Bring an item/object that says something about one of the benefits.

Example: Show an empty planner and say: “We’ll free up a lot of time”.


Task 2: Formulate Your Call-to-Action

If we want the benefit, which action steps must then be taken? What does this project call for?

Call to Action-01.png

FILL THIS OUT

To get to { benefit }, the first concrete things we need to do are:

  1. ________________________________________________________________________

  2. ________________________________________________________________________

  3. ________________________________________________________________________

Example

To succeed with collaborating across disciplines, the first concrete things we need to do are:

  1. Involve everyone in making a concrete plan

  2. Adjust the concrete plan as-we-go based on experiences

  3. Have more conversations about our strategy and our work

BRING 3 KEYWORDS

Sum up your Call to Action in 3 single keywords (one word per action). Write the words on post-its or paper with a marker.

For example your 3 KEYwords from the example above could be:

Involve. Adjust. Conversations.


Task 3: What is the Concrete Difference Your Project Makes?

We understand what’s new in a split second, once we’re told how it differs from what already exists.

List the things you must do/understand moving forward. Contrast with how you’ve done/understood things in the past.

Draw the Difference

Make a drawing on a piece of paper with a marker - illustrating the difference your project makes.

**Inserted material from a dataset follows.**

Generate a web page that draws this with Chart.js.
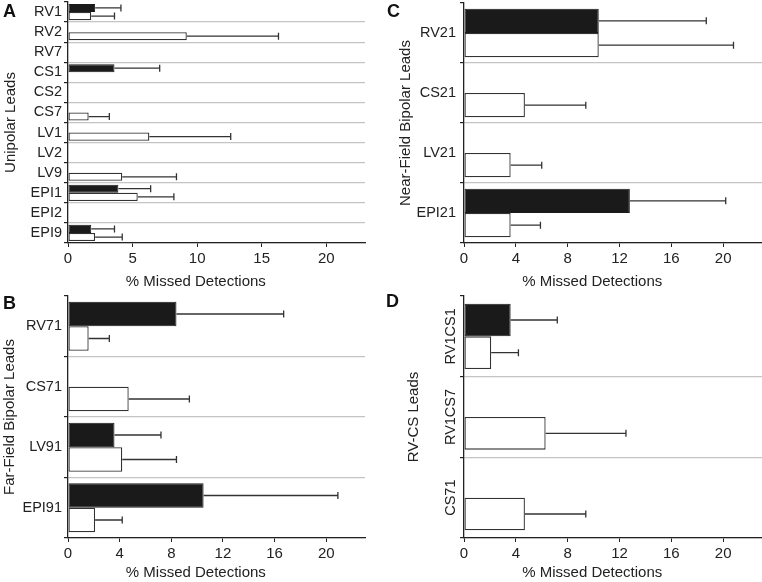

Task 4: Give Your Project a Strong Headline

Tips for Headlines

  1. Try to include a strong verb (optimise, renew, reinvent, avoid, navigate)
  2. Try formulating your headline as a question
  3. Try to include a number (“Two new insights” is stronger than “New insights”)

Headline Templates

[X] better ways to …
[X] reasons why [something]
[X] must have …
How to start/improve/optimise/prevent …
The power of …
What do you need to know about …

Navigating uncertainty around …
How to … without …
How to … the right way …
How to get rid of …
[Something happened] … Here’s what we’re doing about it.

[X] vs [Y] … which is better?
Forget [X], try this instead
Surprising insights about …
[X] new answers we learned from …
Why [group of things] fail
A new [approach] – how to [goal]

HeadlineS: Real-world examples

“How to be faster and more agile — without feeling out of control!”
“A new health hazard to substance X — how to be in control?”
“3 better ways to be emotional in selling”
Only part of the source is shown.